■ Data shown:
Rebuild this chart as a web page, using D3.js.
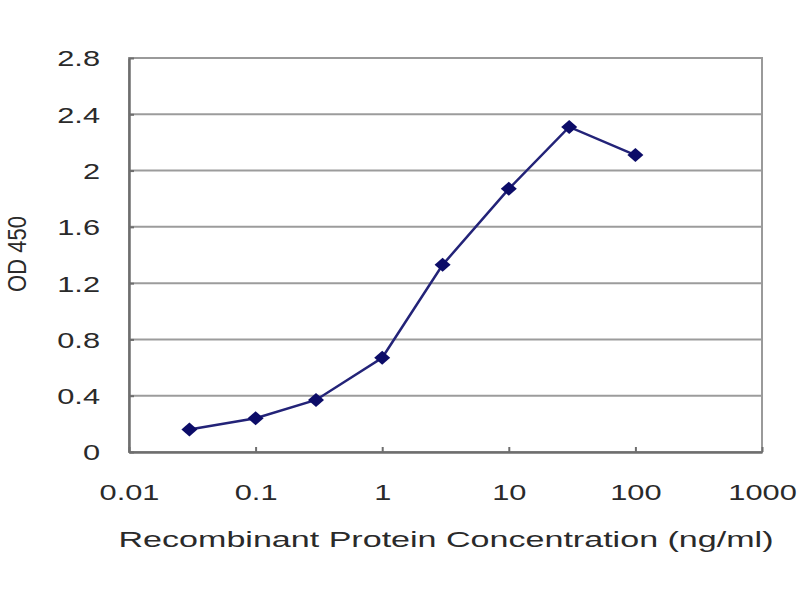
<!DOCTYPE html>
<html>
<head>
<meta charset="utf-8">
<script src="https://cdn.jsdelivr.net/npm/d3@7"></script>
<style>
  body { margin: 0; background: #fff; }
  svg text { font-family: "Liberation Sans", Arial, sans-serif; fill: #2a2a2a; }
</style>
</head>
<body>
<div id="chart"></div>
<script>
const concentrations = [0.03, 0.1, 0.3, 1, 3, 10, 30, 100];
const od450 = [0.16, 0.24, 0.37, 0.67, 1.33, 1.87, 2.31, 2.11];
const xTicks = [0.01, 0.1, 1, 10, 100, 1000];
const yTicks = [0, 0.4, 0.8, 1.2, 1.6, 2, 2.4, 2.8];

const width = 800;
const height = 600;
const margin = {top: 58, left: 129, bottom: 148, right: 38};
const iwidth = width - margin.left - margin.right;
const iheight = height - margin.top - margin.bottom;
const stretch = 1.4; // the reference text is wide

const svg = d3.select("#chart").append("svg")
    .attr("width", width)
    .attr("height", height);

const g = svg.append("g").attr("transform", `translate(${margin.left},${margin.top})`);

const x = d3.scaleLog().domain([0.01, 1000]).range([0, iwidth]);
const y = d3.scaleLinear().domain([0, 2.8]).range([iheight, 0]);

// gridlines
g.append("g")
    .selectAll("line")
    .data(yTicks.slice(1))
    .enter().append("line")
    .attr("x1", 0).attr("x2", iwidth)
    .attr("y1", d => y(d)).attr("y2", d => y(d))
    .attr("stroke", "#9c9c9c")
    .attr("stroke-width", 2);

// plot border
g.append("rect")
    .attr("width", iwidth).attr("height", iheight)
    .attr("fill", "none")
    .attr("stroke", "#9a9a9a")
    .attr("stroke-width", 2);

// axes (ticks point inward)
const xAxis = g.append("g")
    .attr("transform", `translate(0,${iheight})`)
    .call(d3.axisBottom(x).tickValues(xTicks).tickFormat(d => String(d)).tickSizeInner(-5).tickSizeOuter(0).tickPadding(0));
xAxis.select(".domain").attr("stroke", "#6e6e6e").attr("stroke-width", 2.5);
xAxis.selectAll(".tick line").attr("stroke", "#6e6e6e").attr("stroke-width", 2);
xAxis.selectAll("text")
    .attr("y", 48).attr("dy", null)
    .attr("transform", `scale(${stretch},1)`)
    .style("font-size", "22px");

const yAxis = g.append("g")
    .call(d3.axisLeft(y).tickValues(yTicks).tickFormat(d => String(d)).tickSizeInner(-5).tickSizeOuter(0).tickPadding(0));
yAxis.select(".domain").attr("stroke", "#6e6e6e").attr("stroke-width", 2.5);
yAxis.selectAll(".tick line").attr("stroke", "#6e6e6e").attr("stroke-width", 2);
yAxis.selectAll("text")
    .attr("x", -29 / stretch)
    .attr("dy", "0.36em")
    .attr("transform", `scale(${stretch},1)`)
    .style("font-size", "22px");

// line
const line = d3.line()
    .x((d, i) => x(concentrations[i]))
    .y(d => y(d));

g.append("path")
    .datum(od450)
    .attr("fill", "none")
    .attr("stroke", "#232378")
    .attr("stroke-width", 2.5)
    .attr("d", line);

g.selectAll(".pt")
    .data(od450)
    .enter().append("path")
    .attr("class", "pt")
    .attr("transform", (d, i) => `translate(${x(concentrations[i])},${y(d)})`)
    .attr("d", "M0,-7L8,0L0,7L-8,0Z")
    .attr("fill", "#0c0c68");

// labels
svg.append("text")
    .attr("x", 446)
    .attr("y", 547)
    .attr("text-anchor", "middle")
    .attr("textLength", 655)
    .attr("lengthAdjust", "spacingAndGlyphs")
    .style("font-size", "22px")
    .text("Recombinant Protein Concentration (ng/ml)");

svg.append("text")
    .attr("transform", "translate(26,254) scale(1.2,1) rotate(-90)")
    .attr("text-anchor", "middle")
    .style("font-size", "22px")
    .text("OD 450");
</script>
</body>
</html>
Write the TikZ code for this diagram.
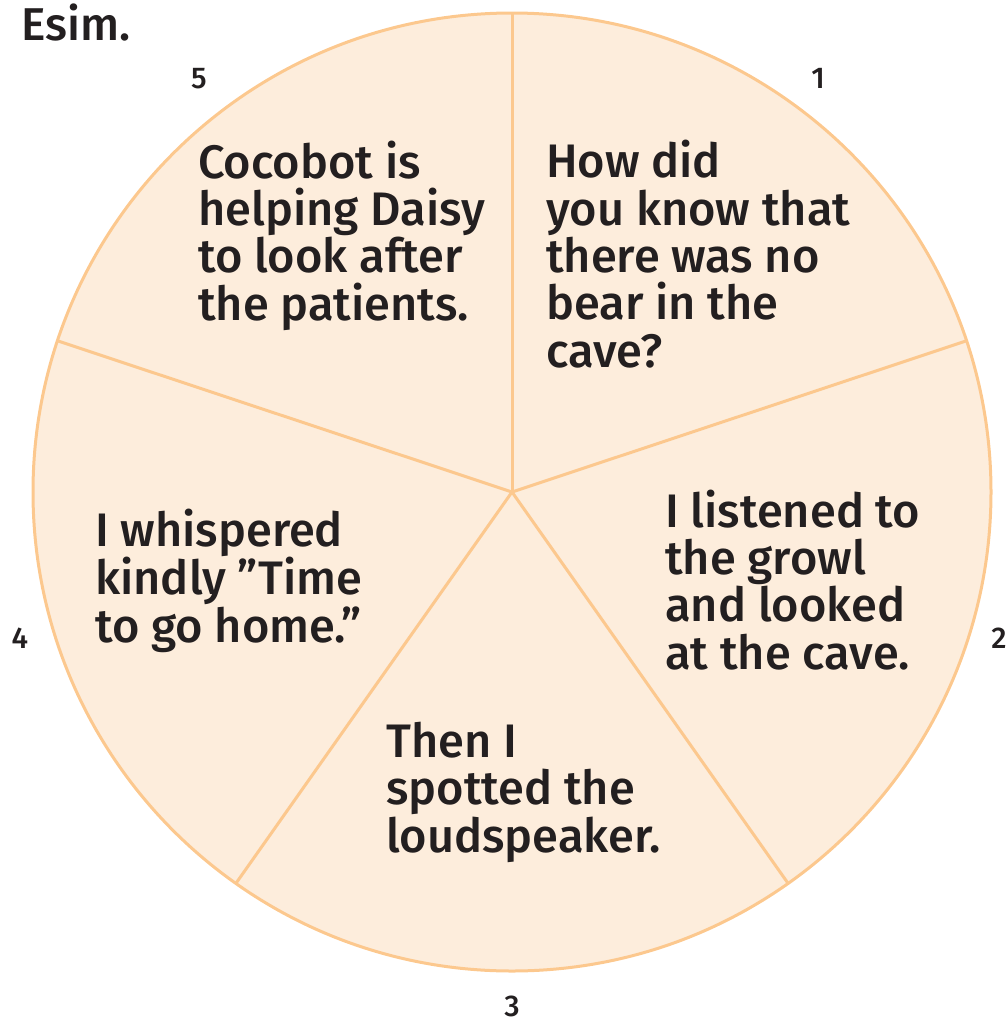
\documentclass[tikz,border=0pt]{standalone}
\usepackage{fontspec}
\setmainfont{Fira Sans}[BoldFont={Fira Sans Medium}]
\definecolor{peach}{HTML}{FDEDDC}
\definecolor{rim}{HTML}{FCC88E}
\definecolor{ink}{HTML}{231F20}
\begin{document}
\begin{tikzpicture}[x=1pt,y=-1pt,
  sector/.style={draw=rim,line width=3pt},
  txt/.style={anchor=base west,align=left,inner sep=0pt,text=ink,font=\fontsize{47}{47.3}\selectfont\bfseries},
  num/.style={anchor=base,inner sep=0pt,text=ink,font=\fontsize{30}{30}\selectfont\bfseries}]
\useasboundingbox (0,0) rectangle (1006,1021);
\coordinate (c) at (512,492);
\fill[peach] (c) circle (479);
\draw[sector] (c) circle (479);
\foreach \a in {90,18.4,-54.8,-125.2,161.6}{
  \draw[sector] (c) -- ++({479*cos(\a)},{-479*sin(\a)});
}
\node[anchor=base west,inner sep=0pt,text=ink,font=\fontsize{46}{48}\selectfont\bfseries] (title) at (21,40) {Esim.};
\node[txt] (t1) at (546,367) {How did\\you know that\\there was no\\bear in the\\cave?};
\node[txt] (t5) at (198,320) {Cocobot is\\helping Daisy\\to look after\\the patients.};
\node[txt] (t2) at (665,669) {I listened to\\the growl\\and looked\\at the cave.};
\node[txt] (t3) at (386,852) {Then I\\spotted the\\loudspeaker.};
\node[txt] (t4) at (95,642) {I whispered\\kindly ”Time\\to go home.”};
\node[num] (n1) at (818,88) {1};
\node[num] (n2) at (999,648) {2};
\node[num] (n3) at (512,1016) {3};
\node[num] (n4) at (20,648) {4};
\node[num] (n5) at (199,88) {5};
\end{tikzpicture}
\end{document}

■ Exercise task: Retype all the records shown above, character for character. Omit every picture.

■ Exercise output:
Rebuild this chart as a web page, using D3.js.
<!DOCTYPE html>
<html>
<head>
<meta charset="utf-8">
<script src="https://cdn.jsdelivr.net/npm/d3@7"></script>
<style>
  body { margin: 0; background: #fff; }
  svg text { font-family: "Liberation Sans", Arial, sans-serif; fill: #2a2a2a; }
</style>
</head>
<body>
<div id="chart"></div>
<script>
const concentrations = [0.03, 0.1, 0.3, 1, 3, 10, 30, 100];
const od450 = [0.16, 0.24, 0.37, 0.67, 1.33, 1.87, 2.31, 2.11];
const xTicks = [0.01, 0.1, 1, 10, 100, 1000];
const yTicks = [0, 0.4, 0.8, 1.2, 1.6, 2, 2.4, 2.8];

const width = 800;
const height = 600;
const margin = {top: 58, left: 129, bottom: 148, right: 38};
const iwidth = width - margin.left - margin.right;
const iheight = height - margin.top - margin.bottom;
const stretch = 1.4; // the reference text is wide

const svg = d3.select("#chart").append("svg")
    .attr("width", width)
    .attr("height", height);

const g = svg.append("g").attr("transform", `translate(${margin.left},${margin.top})`);

const x = d3.scaleLog().domain([0.01, 1000]).range([0, iwidth]);
const y = d3.scaleLinear().domain([0, 2.8]).range([iheight, 0]);

// gridlines
g.append("g")
    .selectAll("line")
    .data(yTicks.slice(1))
    .enter().append("line")
    .attr("x1", 0).attr("x2", iwidth)
    .attr("y1", d => y(d)).attr("y2", d => y(d))
    .attr("stroke", "#9c9c9c")
    .attr("stroke-width", 2);

// plot border
g.append("rect")
    .attr("width", iwidth).attr("height", iheight)
    .attr("fill", "none")
    .attr("stroke", "#9a9a9a")
    .attr("stroke-width", 2);

// axes (ticks point inward)
const xAxis = g.append("g")
    .attr("transform", `translate(0,${iheight})`)
    .call(d3.axisBottom(x).tickValues(xTicks).tickFormat(d => String(d)).tickSizeInner(-5).tickSizeOuter(0).tickPadding(0));
xAxis.select(".domain").attr("stroke", "#6e6e6e").attr("stroke-width", 2.5);
xAxis.selectAll(".tick line").attr("stroke", "#6e6e6e").attr("stroke-width", 2);
xAxis.selectAll("text")
    .attr("y", 48).attr("dy", null)
    .attr("transform", `scale(${stretch},1)`)
    .style("font-size", "22px");

const yAxis = g.append("g")
    .call(d3.axisLeft(y).tickValues(yTicks).tickFormat(d => String(d)).tickSizeInner(-5).tickSizeOuter(0).tickPadding(0));
yAxis.select(".domain").attr("stroke", "#6e6e6e").attr("stroke-width", 2.5);
yAxis.selectAll(".tick line").attr("stroke", "#6e6e6e").attr("stroke-width", 2);
yAxis.selectAll("text")
    .attr("x", -29 / stretch)
    .attr("dy", "0.36em")
    .attr("transform", `scale(${stretch},1)`)
    .style("font-size", "22px");

// line
const line = d3.line()
    .x((d, i) => x(concentrations[i]))
    .y(d => y(d));

g.append("path")
    .datum(od450)
    .attr("fill", "none")
    .attr("stroke", "#232378")
    .attr("stroke-width", 2.5)
    .attr("d", line);

g.selectAll(".pt")
    .data(od450)
    .enter().append("path")
    .attr("class", "pt")
    .attr("transform", (d, i) => `translate(${x(concentrations[i])},${y(d)})`)
    .attr("d", "M0,-7L8,0L0,7L-8,0Z")
    .attr("fill", "#0c0c68");

// labels
svg.append("text")
    .attr("x", 446)
    .attr("y", 547)
    .attr("text-anchor", "middle")
    .attr("textLength", 655)
    .attr("lengthAdjust", "spacingAndGlyphs")
    .style("font-size", "22px")
    .text("Recombinant Protein Concentration (ng/ml)");

svg.append("text")
    .attr("transform", "translate(26,254) scale(1.2,1) rotate(-90)")
    .attr("text-anchor", "middle")
    .style("font-size", "22px")
    .text("OD 450");
</script>
</body>
</html>
Write the TikZ code for this diagram.
\documentclass[tikz,border=0pt]{standalone}
\usepackage{fontspec}
\setmainfont{Fira Sans}[BoldFont={Fira Sans Medium}]
\definecolor{peach}{HTML}{FDEDDC}
\definecolor{rim}{HTML}{FCC88E}
\definecolor{ink}{HTML}{231F20}
\begin{document}
\begin{tikzpicture}[x=1pt,y=-1pt,
  sector/.style={draw=rim,line width=3pt},
  txt/.style={anchor=base west,align=left,inner sep=0pt,text=ink,font=\fontsize{47}{47.3}\selectfont\bfseries},
  num/.style={anchor=base,inner sep=0pt,text=ink,font=\fontsize{30}{30}\selectfont\bfseries}]
\useasboundingbox (0,0) rectangle (1006,1021);
\coordinate (c) at (512,492);
\fill[peach] (c) circle (479);
\draw[sector] (c) circle (479);
\foreach \a in {90,18.4,-54.8,-125.2,161.6}{
  \draw[sector] (c) -- ++({479*cos(\a)},{-479*sin(\a)});
}
\node[anchor=base west,inner sep=0pt,text=ink,font=\fontsize{46}{48}\selectfont\bfseries] (title) at (21,40) {Esim.};
\node[txt] (t1) at (546,367) {How did\\you know that\\there was no\\bear in the\\cave?};
\node[txt] (t5) at (198,320) {Cocobot is\\helping Daisy\\to look after\\the patients.};
\node[txt] (t2) at (665,669) {I listened to\\the growl\\and looked\\at the cave.};
\node[txt] (t3) at (386,852) {Then I\\spotted the\\loudspeaker.};
\node[txt] (t4) at (95,642) {I whispered\\kindly ”Time\\to go home.”};
\node[num] (n1) at (818,88) {1};
\node[num] (n2) at (999,648) {2};
\node[num] (n3) at (512,1016) {3};
\node[num] (n4) at (20,648) {4};
\node[num] (n5) at (199,88) {5};
\end{tikzpicture}
\end{document}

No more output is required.